### Exercise goal
Track down each line that has the word "this" and copy it.

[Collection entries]
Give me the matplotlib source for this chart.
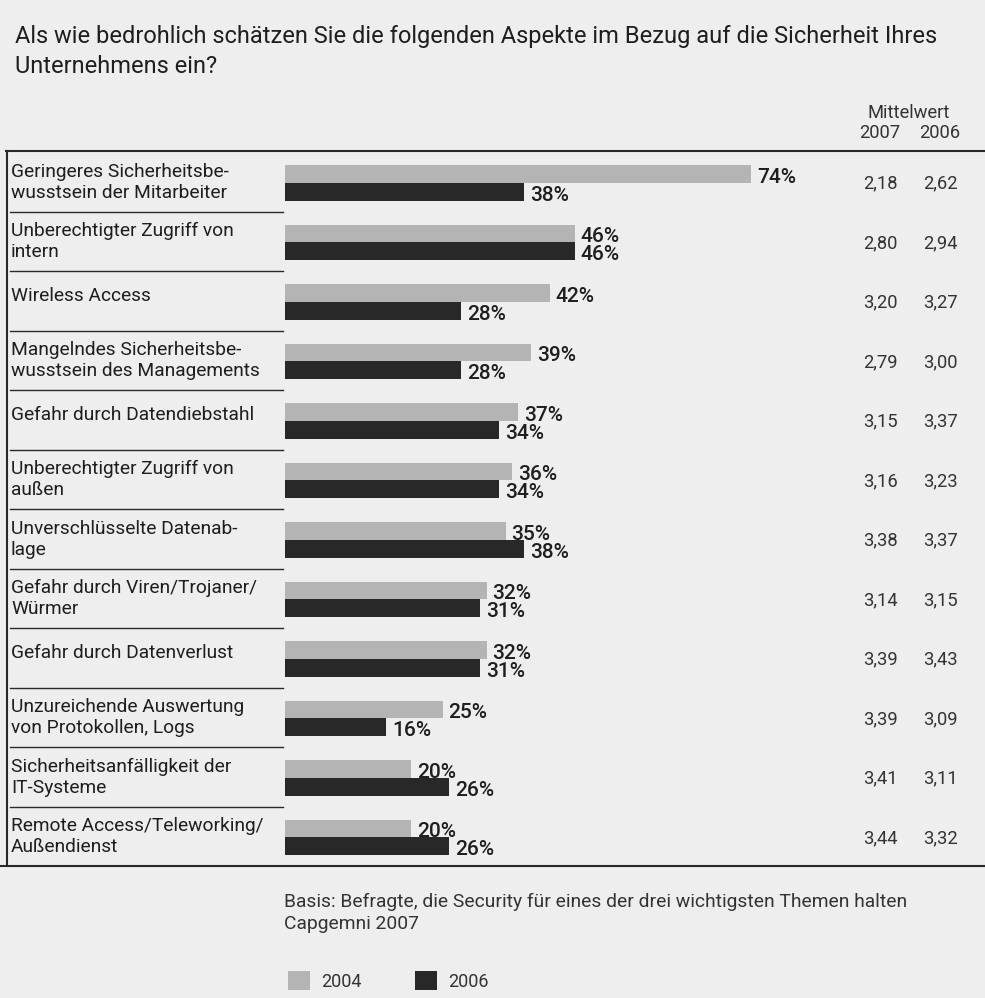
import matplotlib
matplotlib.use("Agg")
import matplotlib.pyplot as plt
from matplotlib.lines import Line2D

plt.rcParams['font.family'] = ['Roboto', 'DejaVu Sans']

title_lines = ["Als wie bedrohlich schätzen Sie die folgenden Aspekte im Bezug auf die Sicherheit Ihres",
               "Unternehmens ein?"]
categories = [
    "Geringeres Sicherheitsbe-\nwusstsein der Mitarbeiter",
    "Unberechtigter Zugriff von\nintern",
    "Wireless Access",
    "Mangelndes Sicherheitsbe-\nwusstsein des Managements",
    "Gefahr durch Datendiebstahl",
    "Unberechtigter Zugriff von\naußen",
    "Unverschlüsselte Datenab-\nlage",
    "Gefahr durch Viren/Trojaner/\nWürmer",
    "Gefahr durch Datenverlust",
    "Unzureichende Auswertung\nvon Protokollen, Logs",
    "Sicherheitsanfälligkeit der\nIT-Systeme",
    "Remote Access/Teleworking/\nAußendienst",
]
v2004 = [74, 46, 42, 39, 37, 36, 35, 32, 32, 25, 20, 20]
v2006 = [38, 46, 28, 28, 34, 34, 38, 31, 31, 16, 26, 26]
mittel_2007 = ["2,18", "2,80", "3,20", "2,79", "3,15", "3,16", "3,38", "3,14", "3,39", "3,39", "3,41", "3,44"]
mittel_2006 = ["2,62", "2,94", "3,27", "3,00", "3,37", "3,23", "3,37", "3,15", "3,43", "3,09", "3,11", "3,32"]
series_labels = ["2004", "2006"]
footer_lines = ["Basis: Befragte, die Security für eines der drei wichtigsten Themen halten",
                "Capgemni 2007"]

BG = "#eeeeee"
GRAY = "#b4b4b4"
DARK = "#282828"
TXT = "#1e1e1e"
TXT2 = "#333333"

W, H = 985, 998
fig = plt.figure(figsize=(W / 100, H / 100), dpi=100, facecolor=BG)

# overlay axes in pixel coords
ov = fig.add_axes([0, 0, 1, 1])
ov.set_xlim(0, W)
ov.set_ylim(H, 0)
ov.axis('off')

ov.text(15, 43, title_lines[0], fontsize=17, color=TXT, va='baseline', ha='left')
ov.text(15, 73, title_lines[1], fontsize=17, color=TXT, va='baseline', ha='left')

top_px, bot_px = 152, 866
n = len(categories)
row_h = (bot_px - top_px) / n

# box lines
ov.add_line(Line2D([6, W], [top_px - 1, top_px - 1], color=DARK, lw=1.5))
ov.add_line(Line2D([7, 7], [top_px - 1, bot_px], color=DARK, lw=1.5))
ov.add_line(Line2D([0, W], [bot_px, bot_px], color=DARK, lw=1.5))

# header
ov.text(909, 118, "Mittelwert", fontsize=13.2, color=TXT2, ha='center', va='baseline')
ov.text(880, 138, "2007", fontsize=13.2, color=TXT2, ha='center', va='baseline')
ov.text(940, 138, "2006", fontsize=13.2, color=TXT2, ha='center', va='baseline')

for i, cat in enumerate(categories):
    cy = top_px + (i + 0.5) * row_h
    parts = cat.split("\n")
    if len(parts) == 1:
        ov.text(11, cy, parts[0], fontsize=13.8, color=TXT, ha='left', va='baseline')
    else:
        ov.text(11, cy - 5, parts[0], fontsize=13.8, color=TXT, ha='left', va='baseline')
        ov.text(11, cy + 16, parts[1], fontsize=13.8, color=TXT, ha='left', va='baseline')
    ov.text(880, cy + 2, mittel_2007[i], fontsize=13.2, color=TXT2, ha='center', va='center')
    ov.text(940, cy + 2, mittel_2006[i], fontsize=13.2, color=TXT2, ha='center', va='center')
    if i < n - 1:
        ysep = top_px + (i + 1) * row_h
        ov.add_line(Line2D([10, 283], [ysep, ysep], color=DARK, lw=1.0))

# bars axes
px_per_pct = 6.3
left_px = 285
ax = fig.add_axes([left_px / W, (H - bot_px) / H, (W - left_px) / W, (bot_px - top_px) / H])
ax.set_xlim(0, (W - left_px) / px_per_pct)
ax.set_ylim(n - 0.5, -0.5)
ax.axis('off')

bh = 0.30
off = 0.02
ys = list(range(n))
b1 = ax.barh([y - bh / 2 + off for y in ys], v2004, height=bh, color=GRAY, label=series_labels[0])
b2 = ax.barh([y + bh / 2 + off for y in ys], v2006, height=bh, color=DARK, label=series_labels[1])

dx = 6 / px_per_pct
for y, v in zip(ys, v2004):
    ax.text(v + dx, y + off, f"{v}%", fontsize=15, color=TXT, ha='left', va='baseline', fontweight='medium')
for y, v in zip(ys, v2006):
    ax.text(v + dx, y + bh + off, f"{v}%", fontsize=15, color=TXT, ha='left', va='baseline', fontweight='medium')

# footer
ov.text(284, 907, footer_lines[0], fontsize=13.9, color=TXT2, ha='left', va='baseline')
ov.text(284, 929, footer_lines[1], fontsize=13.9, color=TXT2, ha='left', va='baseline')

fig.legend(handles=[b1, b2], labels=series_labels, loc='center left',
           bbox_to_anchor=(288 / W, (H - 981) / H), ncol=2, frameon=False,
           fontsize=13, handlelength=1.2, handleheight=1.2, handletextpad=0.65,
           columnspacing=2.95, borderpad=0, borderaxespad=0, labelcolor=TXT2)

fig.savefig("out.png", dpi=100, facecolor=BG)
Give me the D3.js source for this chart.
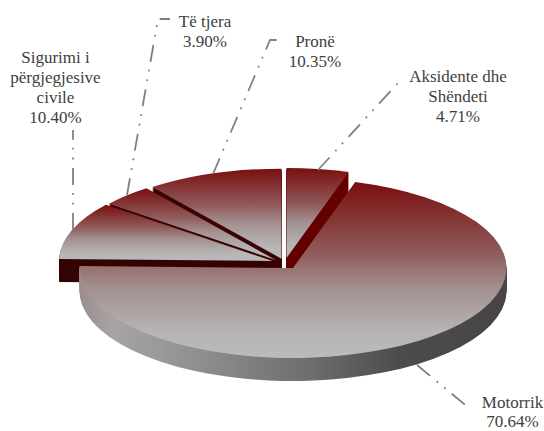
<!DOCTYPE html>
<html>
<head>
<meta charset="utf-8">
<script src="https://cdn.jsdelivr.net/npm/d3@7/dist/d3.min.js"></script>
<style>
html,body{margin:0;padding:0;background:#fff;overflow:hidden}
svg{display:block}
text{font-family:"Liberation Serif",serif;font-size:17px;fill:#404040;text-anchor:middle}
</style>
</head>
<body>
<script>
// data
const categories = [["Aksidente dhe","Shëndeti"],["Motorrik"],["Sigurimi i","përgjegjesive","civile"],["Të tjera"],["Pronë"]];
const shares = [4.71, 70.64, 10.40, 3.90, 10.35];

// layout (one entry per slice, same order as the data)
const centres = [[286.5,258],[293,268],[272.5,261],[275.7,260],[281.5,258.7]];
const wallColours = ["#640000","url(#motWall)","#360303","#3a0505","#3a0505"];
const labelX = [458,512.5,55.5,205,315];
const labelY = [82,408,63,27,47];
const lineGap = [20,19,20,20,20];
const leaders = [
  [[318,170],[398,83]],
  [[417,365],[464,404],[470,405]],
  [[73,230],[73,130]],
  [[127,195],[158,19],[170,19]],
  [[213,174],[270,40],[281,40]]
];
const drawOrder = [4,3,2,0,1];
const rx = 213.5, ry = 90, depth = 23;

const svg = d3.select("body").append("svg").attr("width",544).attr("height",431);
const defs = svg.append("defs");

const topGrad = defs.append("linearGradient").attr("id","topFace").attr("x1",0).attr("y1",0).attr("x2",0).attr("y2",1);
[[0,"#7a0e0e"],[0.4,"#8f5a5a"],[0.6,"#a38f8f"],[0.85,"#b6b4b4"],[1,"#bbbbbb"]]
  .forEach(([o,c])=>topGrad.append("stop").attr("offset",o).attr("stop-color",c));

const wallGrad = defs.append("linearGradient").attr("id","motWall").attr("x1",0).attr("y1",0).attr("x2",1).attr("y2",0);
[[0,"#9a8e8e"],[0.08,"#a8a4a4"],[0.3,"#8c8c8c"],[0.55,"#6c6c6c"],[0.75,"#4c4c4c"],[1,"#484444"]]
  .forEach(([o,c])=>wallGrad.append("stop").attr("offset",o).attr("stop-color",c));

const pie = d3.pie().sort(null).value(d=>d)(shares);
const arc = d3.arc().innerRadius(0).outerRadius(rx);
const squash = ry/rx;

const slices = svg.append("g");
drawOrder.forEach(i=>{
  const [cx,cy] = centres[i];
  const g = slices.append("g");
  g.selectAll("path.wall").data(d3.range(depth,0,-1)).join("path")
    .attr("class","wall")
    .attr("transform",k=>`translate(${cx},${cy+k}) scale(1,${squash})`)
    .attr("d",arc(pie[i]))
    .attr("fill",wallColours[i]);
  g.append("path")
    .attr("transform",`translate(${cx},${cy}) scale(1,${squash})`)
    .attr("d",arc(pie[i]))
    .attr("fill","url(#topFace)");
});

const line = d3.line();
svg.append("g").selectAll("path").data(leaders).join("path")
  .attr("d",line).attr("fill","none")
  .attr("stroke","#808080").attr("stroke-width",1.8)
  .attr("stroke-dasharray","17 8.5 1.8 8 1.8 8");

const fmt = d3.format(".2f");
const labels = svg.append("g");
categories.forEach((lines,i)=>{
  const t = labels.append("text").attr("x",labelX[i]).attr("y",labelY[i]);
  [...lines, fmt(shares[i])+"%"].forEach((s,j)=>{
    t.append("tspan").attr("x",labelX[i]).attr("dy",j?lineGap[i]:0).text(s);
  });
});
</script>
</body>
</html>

### Correct output
Give me the matplotlib source for this chart.
Give me the D3.js source for this chart.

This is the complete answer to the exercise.